Dream Digital graduated from sound recording to sound designing in 2008, with audio post-production facilities for television and films. Now, the studio boasts individual recording, post-production and backend audio set-ups steered by a team of six sound engineers, spread over a 1,200sqft area.

Dipankar & Anirban

The cutting edge

The set-up has two major units. Studio A accommodates all kinds of recordings, including group violins and other acoustic instruments. One thing that’s coming in really handy for the Tolly brigade is Studio B, which serves as a mix room for post-production with softwares and virtual instruments adapted to Dolby and DTS technology. It allows directors to sit through an entire film for a feel of the final audio output.

“We set up Studio B with surround last year to take up films. Dream Digital now offers a complete experience, starting with dubbing and mixing to sound design and Dolby mastering. It’s a boutique concept as we work one-on-one with directors. We also do creative planning and consultation for them,” says Dipankar. The first finished film to roll out of Dream Digital was Anjan Dutt’s Chalo Let’s Go...

Dream Digital has tied up with well-known sound studios, like Sterling Sound in New York and Edensound Mastering in Melbourne, to facilitate stereo mastering of tracks after the final mixing.

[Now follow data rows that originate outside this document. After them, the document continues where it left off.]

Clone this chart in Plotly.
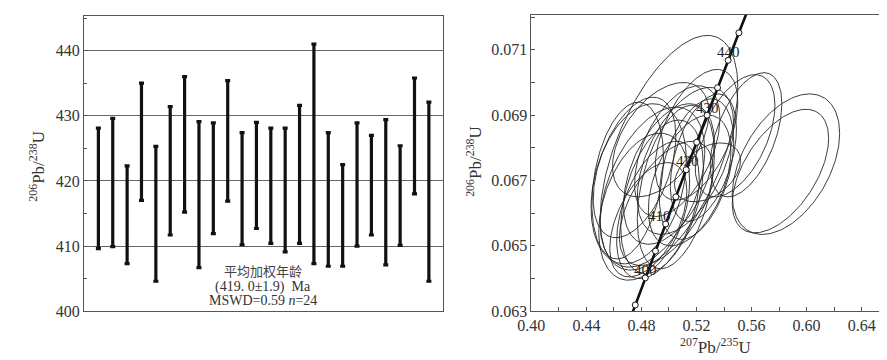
import numpy as np
import plotly.graph_objects as go

# ---------------- Left panel data: 206Pb/238U ages (Ma), error-bar low/high ----------------
spot = list(range(1, 25))
age_low = [409.6, 409.9, 407.3, 417.0, 404.6, 411.7, 415.2, 406.7, 411.9, 416.9, 410.2, 412.7,
           410.4, 409.1, 410.4, 407.3, 406.9, 406.9, 410.0, 411.7, 407.1, 410.1, 418.0, 404.6]
age_high = [428.1, 429.6, 422.3, 435.0, 425.3, 431.4, 436.0, 429.1, 428.9, 435.4, 427.4, 429.0,
            428.1, 428.1, 431.6, 441.0, 427.4, 422.5, 428.9, 427.0, 429.4, 425.4, 435.8, 432.1]
left_yticks = [400, 410, 420, 430, 440]

# ---------------- Right panel data: concordia ----------------
conc_age = [390, 395, 400, 405, 410, 415, 420, 425, 430, 435, 440, 445, 450]
conc_x = [0.4683, 0.4755, 0.4828, 0.4902, 0.4976, 0.5050, 0.5125, 0.5201, 0.5277, 0.5353, 0.5430, 0.5508, 0.5586]
conc_y = [0.06237, 0.06319, 0.06402, 0.06484, 0.06567, 0.06650, 0.06733, 0.06817, 0.06900, 0.06984, 0.07068, 0.07152, 0.07236]
conc_tick_age = [395, 400, 405, 410, 415, 420, 425, 430, 435, 440, 445]
conc_label_age = ["400", "410", "420", "430", "440"]
conc_label_x = [0.4832, 0.4929, 0.5132, 0.5280, 0.5432]
conc_label_y = [0.06425, 0.06590, 0.06761, 0.06922, 0.07092]

# ---------------- Right panel data: error ellipses (centre, half-extent x/y, correlation) --------
ell_cx = [0.500, 0.585, 0.581, 0.548, 0.556, 0.494, 0.520, 0.478, 0.482, 0.488, 0.495, 0.500,
          0.505, 0.512, 0.515, 0.520, 0.525, 0.528, 0.492, 0.485, 0.470, 0.498, 0.506, 0.475]
ell_cy = [0.06785, 0.06750, 0.06729, 0.06837, 0.06840, 0.06825, 0.06840, 0.06690, 0.06620, 0.06680,
          0.06650, 0.06720, 0.06680, 0.06760, 0.06700, 0.06735, 0.06770, 0.06725, 0.06610, 0.06580,
          0.06700, 0.06630, 0.06790, 0.06740]
ell_sx = [0.050, 0.039, 0.035, 0.029, 0.026, 0.035, 0.030, 0.0346, 0.033, 0.038, 0.030, 0.033,
          0.028, 0.035, 0.030, 0.027, 0.024, 0.024, 0.030, 0.028, 0.026, 0.034, 0.031, 0.030]
ell_sy = [0.00359, 0.00215, 0.00189, 0.00187, 0.00190, 0.00175, 0.00200, 0.00245, 0.00225, 0.00245,
          0.00235, 0.00215, 0.00250, 0.00225, 0.00200, 0.00215, 0.00195, 0.00090, 0.00210, 0.00175,
          0.00240, 0.00190, 0.00200, 0.00215]
ell_rho = [0.56, 0.44, 0.53, 0.50, 0.50, 0.47, 0.50, 0.30, 0.35, 0.45, 0.40, 0.45,
           0.40, 0.50, 0.45, 0.40, 0.45, 0.40, 0.45, 0.50, 0.30, 0.55, 0.50, 0.45]

SERIF = "Liberation Serif, Times New Roman, serif"
TXT = "#333333"
AX = "#555555"

fig = go.Figure()

# ---- left: error bars ----
mid = [(a + b) / 2 for a, b in zip(age_low, age_high)]
half = [(b - a) / 2 for a, b in zip(age_low, age_high)]
fig.add_trace(go.Scatter(
    x=spot, y=mid, mode="markers", marker=dict(size=1, opacity=0),
    error_y=dict(type="data", array=half, symmetric=True, color="#111111", thickness=3.2, width=2.5),
    xaxis="x", yaxis="y", showlegend=False, hoverinfo="skip"))

# ---- right: ellipses ----
th = np.linspace(0, 2 * np.pi, 181)
ex, ey = [], []
for cx, cy, sx, sy, r in zip(ell_cx, ell_cy, ell_sx, ell_sy, ell_rho):
    ex += list(cx + sx * np.cos(th)) + [None]
    ey += list(cy + sy * (r * np.cos(th) + np.sqrt(1 - r * r) * np.sin(th))) + [None]
fig.add_trace(go.Scatter(x=ex, y=ey, mode="lines", line=dict(color="#262626", width=0.9),
                         xaxis="x2", yaxis="y2", showlegend=False, hoverinfo="skip"))

# ---- right: concordia ----
fig.add_trace(go.Scatter(x=conc_x, y=conc_y, mode="lines", line=dict(color="#111111", width=2.6),
                         xaxis="x2", yaxis="y2", showlegend=False, hoverinfo="skip", cliponaxis=True))
idx = [conc_age.index(a) for a in conc_tick_age]
fig.add_trace(go.Scatter(x=[conc_x[i] for i in idx], y=[conc_y[i] for i in idx], mode="markers",
                         marker=dict(size=6, color="white", line=dict(color="#111111", width=1)),
                         xaxis="x2", yaxis="y2", showlegend=False, hoverinfo="skip", cliponaxis=True))

ann = []
for t, x, y in zip(conc_label_age, conc_label_x, conc_label_y):
    ann.append(dict(x=x, y=y, xref="x2", yref="y2", text=t, showarrow=False,
                    xanchor="center", yanchor="middle",
                    font=dict(family=SERIF, size=15, color="#222222")))

# left annotation text
ann.append(dict(x=12.45, y=406.2, xref="x", yref="y", text="平均加权年龄", showarrow=False,
                xanchor="center", yanchor="middle",
                font=dict(family="Noto Sans CJK SC", size=13, color="#444444")))
ann.append(dict(x=12.45, y=403.75, xref="x", yref="y", text="(419. 0±1.9)  Ma", showarrow=False,
                xanchor="center", yanchor="middle",
                font=dict(family=SERIF, size=14, color=TXT)))
ann.append(dict(x=12.45, y=401.6, xref="x", yref="y", text="MSWD=0.59 <i>n</i>=24", showarrow=False,
                xanchor="center", yanchor="middle",
                font=dict(family=SERIF, size=14, color=TXT)))

# axis titles
ann.append(dict(x=15, y=162, xref="paper", yref="paper", text="<sup>206</sup>Pb/<sup>238</sup>U",
                textangle=-90, showarrow=False, xanchor="center", yanchor="middle",
                font=dict(family=SERIF, size=17, color=TXT)))
ann.append(dict(x=459, y=157, xref="paper", yref="paper", text="<sup>206</sup>Pb/<sup>238</sup>U",
                textangle=-90, showarrow=False, xanchor="center", yanchor="middle",
                font=dict(family=SERIF, size=17, color=TXT)))
ann.append(dict(x=705, y=347, xref="paper", yref="paper", text="<sup>207</sup>Pb/<sup>235</sup>U",
                showarrow=False, xanchor="center", yanchor="middle",
                font=dict(family=SERIF, size=17, color=TXT)))

W, H = 887, 360
for a in ann:
    if a["xref"] == "paper":
        a["x"] = a["x"] / W
        a["y"] = 1 - a["y"] / H

fig.update_layout(
    width=W, height=H, margin=dict(l=0, r=0, t=0, b=0),
    paper_bgcolor="white", plot_bgcolor="white",
    annotations=ann,
    xaxis=dict(domain=[63 / W, 428 / W], range=[0, 25], showticklabels=False, ticks="",
               showgrid=False, zeroline=False, showline=True, linecolor=AX, linewidth=1, mirror=True),
    yaxis=dict(domain=[1 - 311 / H, 1 - 8.3 / H], range=[400, 445.3], tickvals=left_yticks,
               showgrid=True, gridcolor="#666666", gridwidth=1, zeroline=False,
               showline=True, linecolor=AX, linewidth=1, mirror=True,
               ticks="inside", ticklen=4, tickcolor=AX,
               minor=dict(dtick=5, ticks="inside", ticklen=3, tickcolor=AX, showgrid=False),
               tickfont=dict(family=SERIF, size=16, color=TXT)),
    xaxis2=dict(domain=[517.5 / W, 878.3 / W], range=[0.40, 0.658], anchor="y2",
                tickvals=[0.40, 0.44, 0.48, 0.52, 0.56, 0.60, 0.64], tickformat=".2f",
                showgrid=False, zeroline=False, showline=True, linecolor=AX, linewidth=1, mirror=True,
                ticks="inside", ticklen=4, tickcolor=AX,
                minor=dict(dtick=0.02, tick0=0.40, ticks="inside", ticklen=4, tickcolor=AX),
                tickfont=dict(family=SERIF, size=16, color=TXT)),
    yaxis2=dict(domain=[1 - 311 / H, 1 - 6.7 / H], range=[0.063, 0.07208], anchor="x2",
                tickvals=[0.063, 0.065, 0.067, 0.069, 0.071], tickformat=".3f",
                showgrid=False, zeroline=False, showline=True, linecolor=AX, linewidth=1, mirror=True,
                ticks="inside", ticklen=4, tickcolor=AX,
                minor=dict(dtick=0.001, tick0=0.063, ticks="inside", ticklen=4, tickcolor=AX),
                tickfont=dict(family=SERIF, size=16, color=TXT)),
)

fig.write_html("out.html")
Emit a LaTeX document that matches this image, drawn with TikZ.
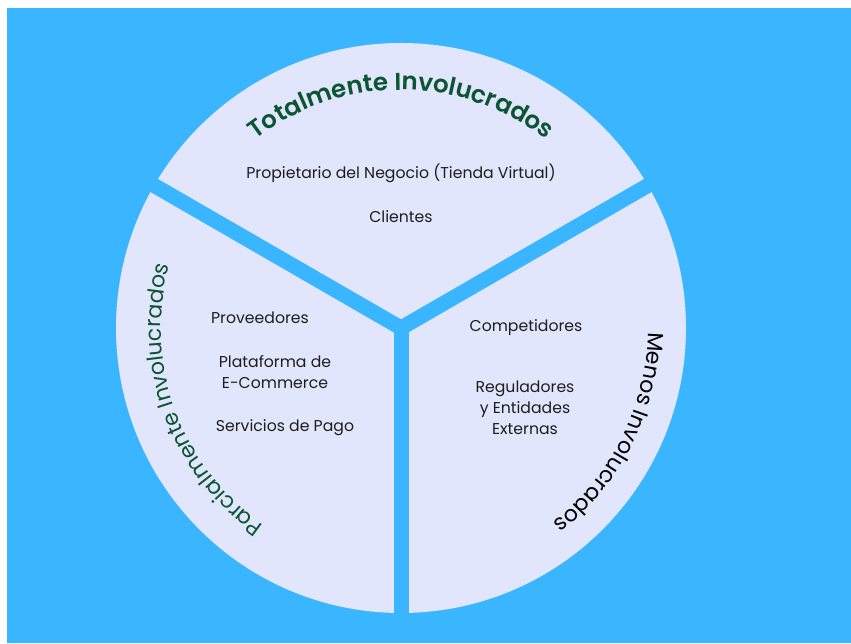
\documentclass[tikz,border=0pt]{standalone}
\usepackage{fontspec}
\setmainfont{Poppins}
\newfontfamily\headfont{Poppins SemiBold}
\usetikzlibrary{decorations.text}
\definecolor{skyblue}{HTML}{3AB5FF}
\definecolor{lavender}{HTML}{E1E6FC}
\definecolor{leafgreen}{HTML}{0C5533}
\definecolor{inktext}{HTML}{1E1E1E}
\begin{document}
\begin{tikzpicture}[x=1pt,y=1pt,
  item/.style={text=inktext, font=\fontsize{15.7}{21}\selectfont, align=center, inner sep=0pt},
  divider/.style={skyblue, line width=15pt}]
% page and backdrop
\fill[white] (0,0) rectangle (851,643);
\fill[skyblue] (7,0) rectangle (851,635);
\useasboundingbox (0,0) rectangle (851,643);
% the disc and its three dividers
\coordinate (C) at (401,315);
\fill[lavender] (C) circle[radius=285];
\foreach \a/\n in {30/dA,150/dB,270/dC} {
  \path (C) ++(\a:296) coordinate (\n);
  \draw[divider] (C) -- (\n);
}
% curved section titles
\path (C) ++(150:238) coordinate (topstart);
\path[decorate, decoration={text along path, text align=center,
  text={|\fontsize{24.5}{24.5}\headfont\color{leafgreen}|Totalmente Involucrados}}]
  (topstart) arc[start angle=150, end angle=30, radius=238];
\path (C) ++(260:240) coordinate (leftstart);
\path[decorate, decoration={text along path, text align=center,
  text={|\fontsize{22}{22}\selectfont\color{leafgreen}|Parcialmente Involucrados}}]
  (leftstart) arc[start angle=260, end angle=140, radius=240];
\path (C) ++(34:247) coordinate (rightstart);
\path[decorate, decoration={text along path, text align=center,
  text={|\fontsize{22}{22}\selectfont\color{black}|Menos Involucrados}}]
  (rightstart) arc[start angle=34, end angle=-87, radius=247];
% entries of each section
\node[item] (owner) at (401,470) {Propietario del Negocio (Tienda Virtual)};
\node[item] (clients) at (401,426) {Clientes};
\node[item] (suppliers) at (260,325) {Proveedores};
\node[item] (platform) at (275,271) {Plataforma de\\E-Commerce};
\node[item] (payments) at (285,215) {Servicios de Pago};
\node[item] (competitors) at (526,315) {Competidores};
\node[item] (regulators) at (525,235) {Reguladores\\y Entidades\\Externas};
\end{tikzpicture}
\end{document}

This apart, Anirban and Dipankar (both 34 years old) have assembled a large sound effects library over the past 10 years, with a major chunk recorded and coded by themselves. “We have our own search engine software which helps manage and categorise 1,000GB of sound effects in the library,” adds Anirban.

The duo have also devised a server set-up that allows them to exchange digital files of any size with studios all over the world.

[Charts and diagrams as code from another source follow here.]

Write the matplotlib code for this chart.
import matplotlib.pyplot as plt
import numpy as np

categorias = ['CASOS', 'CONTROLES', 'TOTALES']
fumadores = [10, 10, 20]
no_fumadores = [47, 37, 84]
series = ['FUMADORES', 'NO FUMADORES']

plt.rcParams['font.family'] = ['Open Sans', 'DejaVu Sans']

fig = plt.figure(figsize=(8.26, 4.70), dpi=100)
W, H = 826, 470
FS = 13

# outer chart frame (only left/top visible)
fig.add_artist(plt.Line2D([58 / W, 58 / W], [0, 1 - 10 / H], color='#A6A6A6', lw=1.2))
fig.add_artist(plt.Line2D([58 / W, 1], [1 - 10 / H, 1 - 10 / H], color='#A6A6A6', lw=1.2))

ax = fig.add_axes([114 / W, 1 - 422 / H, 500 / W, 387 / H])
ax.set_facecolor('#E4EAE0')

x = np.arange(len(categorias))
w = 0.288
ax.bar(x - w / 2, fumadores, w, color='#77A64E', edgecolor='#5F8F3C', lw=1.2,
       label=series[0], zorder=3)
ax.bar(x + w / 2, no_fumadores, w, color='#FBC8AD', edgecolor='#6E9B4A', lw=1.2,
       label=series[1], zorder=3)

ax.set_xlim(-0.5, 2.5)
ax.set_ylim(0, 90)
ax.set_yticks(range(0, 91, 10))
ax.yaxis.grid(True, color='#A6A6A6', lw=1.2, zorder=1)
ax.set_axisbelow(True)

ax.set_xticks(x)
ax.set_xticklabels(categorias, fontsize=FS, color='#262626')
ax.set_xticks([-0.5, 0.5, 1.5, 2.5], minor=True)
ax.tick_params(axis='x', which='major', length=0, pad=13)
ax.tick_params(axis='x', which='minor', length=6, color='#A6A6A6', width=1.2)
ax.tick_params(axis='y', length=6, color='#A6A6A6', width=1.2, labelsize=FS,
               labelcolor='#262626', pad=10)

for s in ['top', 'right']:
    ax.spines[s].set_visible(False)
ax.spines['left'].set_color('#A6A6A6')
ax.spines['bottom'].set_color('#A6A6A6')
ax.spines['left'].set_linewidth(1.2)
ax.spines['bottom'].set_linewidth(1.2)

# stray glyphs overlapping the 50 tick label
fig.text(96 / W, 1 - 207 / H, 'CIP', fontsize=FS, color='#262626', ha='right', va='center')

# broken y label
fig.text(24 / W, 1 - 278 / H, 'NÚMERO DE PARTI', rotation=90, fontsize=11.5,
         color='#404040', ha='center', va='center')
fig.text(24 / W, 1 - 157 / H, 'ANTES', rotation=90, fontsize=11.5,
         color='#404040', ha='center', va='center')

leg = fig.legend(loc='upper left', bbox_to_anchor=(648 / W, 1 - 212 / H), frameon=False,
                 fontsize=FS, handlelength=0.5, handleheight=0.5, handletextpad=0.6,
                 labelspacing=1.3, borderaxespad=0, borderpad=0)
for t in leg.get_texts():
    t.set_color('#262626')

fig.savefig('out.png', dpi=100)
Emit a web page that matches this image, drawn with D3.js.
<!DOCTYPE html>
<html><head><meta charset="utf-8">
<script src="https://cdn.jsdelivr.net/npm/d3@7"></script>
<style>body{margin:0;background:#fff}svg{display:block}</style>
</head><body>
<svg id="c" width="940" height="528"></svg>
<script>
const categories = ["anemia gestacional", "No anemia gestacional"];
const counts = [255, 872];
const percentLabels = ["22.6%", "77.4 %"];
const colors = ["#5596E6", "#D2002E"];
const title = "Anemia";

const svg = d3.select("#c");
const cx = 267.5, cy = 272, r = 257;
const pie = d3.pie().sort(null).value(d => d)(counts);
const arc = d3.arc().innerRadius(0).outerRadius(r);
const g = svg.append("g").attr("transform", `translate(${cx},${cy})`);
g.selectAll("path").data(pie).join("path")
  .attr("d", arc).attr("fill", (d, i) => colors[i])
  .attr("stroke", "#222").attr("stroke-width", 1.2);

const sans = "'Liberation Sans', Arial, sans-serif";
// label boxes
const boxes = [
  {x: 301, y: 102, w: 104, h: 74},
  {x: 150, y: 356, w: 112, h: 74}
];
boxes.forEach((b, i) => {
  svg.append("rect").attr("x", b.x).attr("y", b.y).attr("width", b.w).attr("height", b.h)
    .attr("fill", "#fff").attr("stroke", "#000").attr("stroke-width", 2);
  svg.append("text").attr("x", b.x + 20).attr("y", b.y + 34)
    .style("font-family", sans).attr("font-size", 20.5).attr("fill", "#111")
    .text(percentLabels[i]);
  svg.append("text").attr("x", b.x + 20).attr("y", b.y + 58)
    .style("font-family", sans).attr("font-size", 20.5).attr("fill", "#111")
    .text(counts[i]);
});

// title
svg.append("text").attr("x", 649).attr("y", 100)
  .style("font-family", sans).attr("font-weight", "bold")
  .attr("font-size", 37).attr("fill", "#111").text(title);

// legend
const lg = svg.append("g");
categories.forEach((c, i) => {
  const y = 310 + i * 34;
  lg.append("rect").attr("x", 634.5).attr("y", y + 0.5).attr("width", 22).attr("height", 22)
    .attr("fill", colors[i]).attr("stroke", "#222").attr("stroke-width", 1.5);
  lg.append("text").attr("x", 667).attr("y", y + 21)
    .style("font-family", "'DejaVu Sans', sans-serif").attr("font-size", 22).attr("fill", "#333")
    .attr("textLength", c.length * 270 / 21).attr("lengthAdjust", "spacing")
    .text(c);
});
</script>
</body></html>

“The need could range from a sitar piece to pure vocals, which we get done at our studio and send across. It has opened us up to musicians and TV channels in France, USA and England,” says Dipankar, who along with Anirban has recently finished a three-week course on advanced post-production technology in films in San Francisco. “We have learnt different techniques that now help us complete a 400-hour job in 200 hours,” he adds.

Save time, save money

One of the latest additions to the studio’s tech tool pool is “remote recording” done with the help of a video conferencing software. “It’s new and cost-effective. It saves both time and money. For instance, people can hire a studio in Mumbai and direct the recording from there instead of coming down all the way to Calcutta. It’s useful when sound effects or music mixing work from Mumbai gets outsourced to us or when we work on ads with Mumbai-based production houses,” says Dipankar.

The entire facility is linked with a chronological data back-up system. There are CCTVs for round-the-clock surveillance; it helps monitor work-in-progress as well as keep tabs on piracy.

The way ahead

The enterprising pair plans to get into creating sounds for gaming and animation. “We want to reach a point where we can produce both audio and visual content for films and TV,” says Anirban.


What: Dream Digital Inc.
Where: 6J Keyatola Road
Films (audio) under production: Adim Ripu, Aarekti Premer Golpo, Ekti Tarar Khonje...
Past projects (film): Shob Charitra Kalponik, Chaturanga, Chalo Let’s Go..., BBD, Khela, Via Darjeeling, Dharm, The Last Lear, Ramchand Pakistani, Antaheen...
Band albums: Bindaas Bangla, Chandrabindoo, Lakkhichhara, Fossils, Shilajit, Neil Mukherjee...
Music directors who’ve worked here: Shantanu Moitra, Pritam, Debajyoti Mishra, Prabuddha Banerjee, Indradeep Dasgupta, Jeet Gannguli...
Tech tools: Protools HD 8, a highly advanced “audio creation and production software” for recording and editing sound; Genelec for active studio monitoring; Neumann, AKG and Shure microphones.
Pocket pinch: The rates can vary from Rs 850 per hour for a song to Rs 15 lakh for a complete audio post-production package for a film.
Voiceover: “Till Bong Connection I'd spend 20 days in Mumbai working on the sound for my films. Calcutta did not have any facility for the laying of tracks with 5.1 Dolby sound. Dream Digital now allows me to do that here.... The recordists in Dream Digital are young, dynamic and not old fashioned about their ideas on sound design. That’s very important,” said Anjan Dutt.